The Reducing Balance Method For Home Loans
Priyanka Singh, a 32-year-old-human resource manager in a multinational, has been window-shopping for the best home loan deal. After a long search, she signed on the dotted line, because she found the best possible deal under the prevailing lending conditions. Nevertheless, she did not notice a clause which mentioned that the home loan interest rate will be calculated according to a flat interest rate. Priyanka did not know what that meant.
We do not want you to get into something you do not fully understand.
MakaanIQ tells you more about the reducing balance method for home loans, when buying an apartment in India and why it may serve your interests better.

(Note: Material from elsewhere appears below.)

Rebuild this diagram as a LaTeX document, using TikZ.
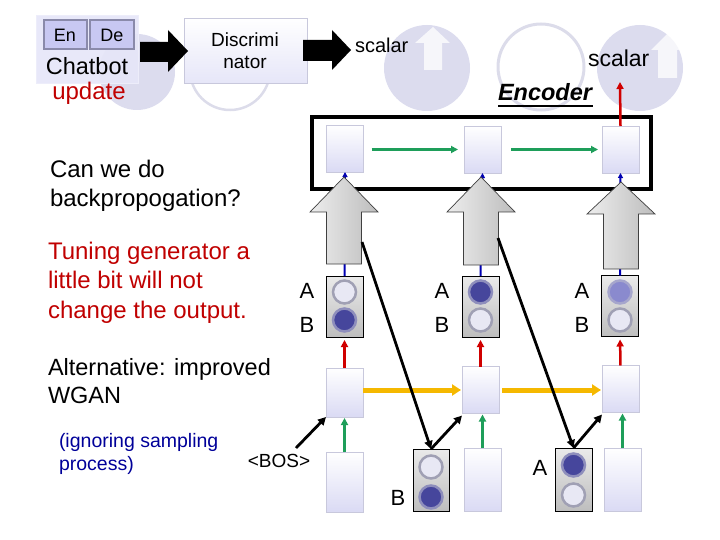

What is the 'Reducing Balance Method'?
Home loan equated monthly instalments (EMIs) are usually calculated on a reducing balance method. As the title suggests, under this method, the balance of home loan declines as you pay off your debt. In other words, the interest on a home loan is calculated and charged every month, but only on the outstanding balance of loan. The principal portion of the EMI declines and the interest is calculated on the remaining amount, every month.
The rationale is obvious. Why would you want to pay interest on principal amount if you have partially paid it off?
The principal amount component of the EMI lowers the loan balance, while the interest payment you make is the cost of borrowing from the bank. It is important to note that the principal amount component you need to pay will remain the same, but the interest component will become smaller and smaller till it becomes as low as possible at the end of the loan tenure.
In Priyanka's case, she will be expected to pay the same amount of interest during the entire course of the home loan tenure (i.e. under a flat interest rate). She will not benefit from the interest rate being calculated on the reduced or outstanding amount of the loan. The payment she makes toward the principal amount will not have any impact on the interest component. She will have to pay interest on the initial principal amount.
How does the reducing balance method work?
The reducing balance method depends on the frequency at which the outstanding principal is paid and reworked. Payments are made daily, monthly, quarterly or annually. Let us suppose you pay your EMI on the 10th of every month. Now, if your outstanding balance on the home loan is calculated on the 11th of the month, the frequency of reworking the interest on the outstanding principle will be daily. Similarly, the frequency of reworking the interest on the outstanding principle can be monthly, quarterly or annually.
What makes the daily frequency of reducing balance method better?
The daily reducing balance method is always better, when compared to the balance declining every month, if you are paying some amount above your monthly payments (i.e. part payment). This is so, because the outstanding balance of the loan/principal amount declining the day after the additional payment, instead of declining a month since then, will ultimately lead to lower interest payment.
The underlying concept is that the annualised rate is calculated based on the number days in a year, which is 365. If the loan or the principal amount declines every month, the number of days in a year would be, in effect, 360 (12 months*30 days). So, the interest payment you make will be a little higher when the principal component declines every month, when compared to it declining every day.
Do not go for the home loan that offers the lowest possible interest rate while choosing your home loan. You should also find out how the interest rate is calculated. There may be downsides to home loans with the lowest interest rates.